There will be one change to the regular format of this Radio 2 programme on this occasion. Mark Littlewood, formally the director of the Institute of Economic Affairs, and the architect of much of Liz Truss's economics, is no longer my sparring partner. The unfortunate news is that the BBC are replacing him with Julian Jessup, formally of the Institute of Economic Affairs. I suspect that I will treat any nonsense that he has to say with the same disdain that I showed to Mark over the years that we commented together.

If reports are to be believed, and the Treasury appears to have become ever more leaky in this respect over the years, two of the biggest announcements that might be made in this budget are already known.

The first is that fuel duties are to be frozen, yet again, at a cost of more than £5 billion a year. Given that this has been frozen for so long, no one should be particularly surprised about this, but the implications are large. The only way in which the Office for Budget Responsibility could make last November's forecasts for the next five years meet the requirements of Jeremy Hunt's so-called fiscal rule was by assuming that this charge would be reinstated. If that is not to be the case, then how he will supposedly balance his books, using that false criteria of appraisal with which he is much enamoured, is not known. Unfortunately, I see none of the detailed figures before going on air, so I doubt that I will be able to provide elucidation during that commentary.

The second decision that he is being reported as having made is that national insurance is to be cut again. 2% was cut off the employee's rate last November. It is claimed the another 2% will be cut off this rate in the Budget to be announced today. Clearly we do not know if this is true as yet, but if it is then the cost will be between £9 billion and £10 billion per year, with a supposed average saving of a little over £400 a year for the mythical average earner.

Presuming that this leak is based on well informed Treasury sources, then this move makes almost no sense.

Politically the Conservatives got no discernible political gain from the last cut that they announced, even though they rushed through legislation so that the impact was seen in pay from January 2024 onwards. As a result, it is very obvious that this cut answered no question that any reasonable person might have asked about the government's intentions with regard to the supply of sound economic policy, and nor will another one.

This is unsurprising. At least three quarters of people in the UK would rather have any government action in this Budget focused upon improvements in the supply of government services, from the NHS onwards. No one is going to thank Jeremy Hunt, Rishi Sunak, or any other Tory MP, for getting this judgement wrong, again.

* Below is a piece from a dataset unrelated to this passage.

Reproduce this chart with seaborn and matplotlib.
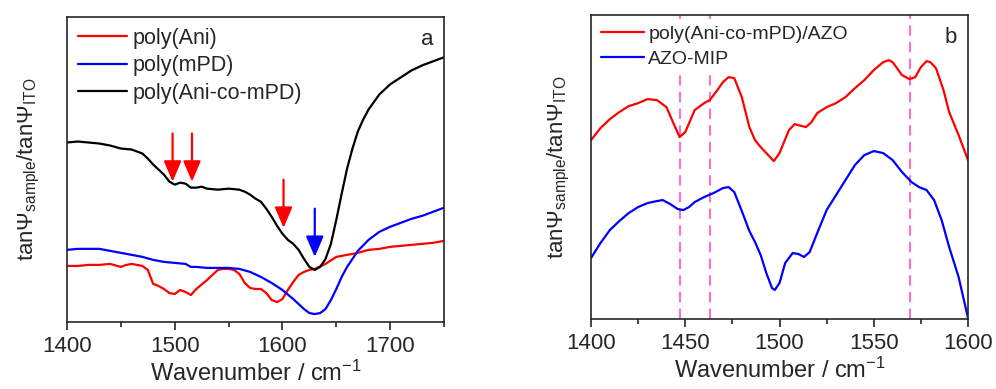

Then there is one other issue to consider, which is that this policy change fails to have any impact at all on the one group in society where the Tories are hoping to retain support, which is amongst pensioners. Many pensioners are now being forced to work because of increasing pensioner poverty, but since no one over the age of 66 pays national insurance, this will have precisely no impact on their well-being. As targeted measures go, this one completely fails.

There will, of course, be some other announcement that Jeremy Hunt will make to provide a headline if these two have been so heavily trailed, but however looked at these measures, that promote pollution in one case and deny the public the services that they need in the other case whilst collectively failing to deliver for the Tory voter base, really are disastrous. If these are the best that Jeremy Hunt can come up with, I think we can already fairly suggest that this Budget will not deliver for him or his party any of the gains that they so desperately seek. Jeremy Hunt might have been better advised to spend the £100,000 of his own money that he has invested in his own re-election campaign elsewhere in that case.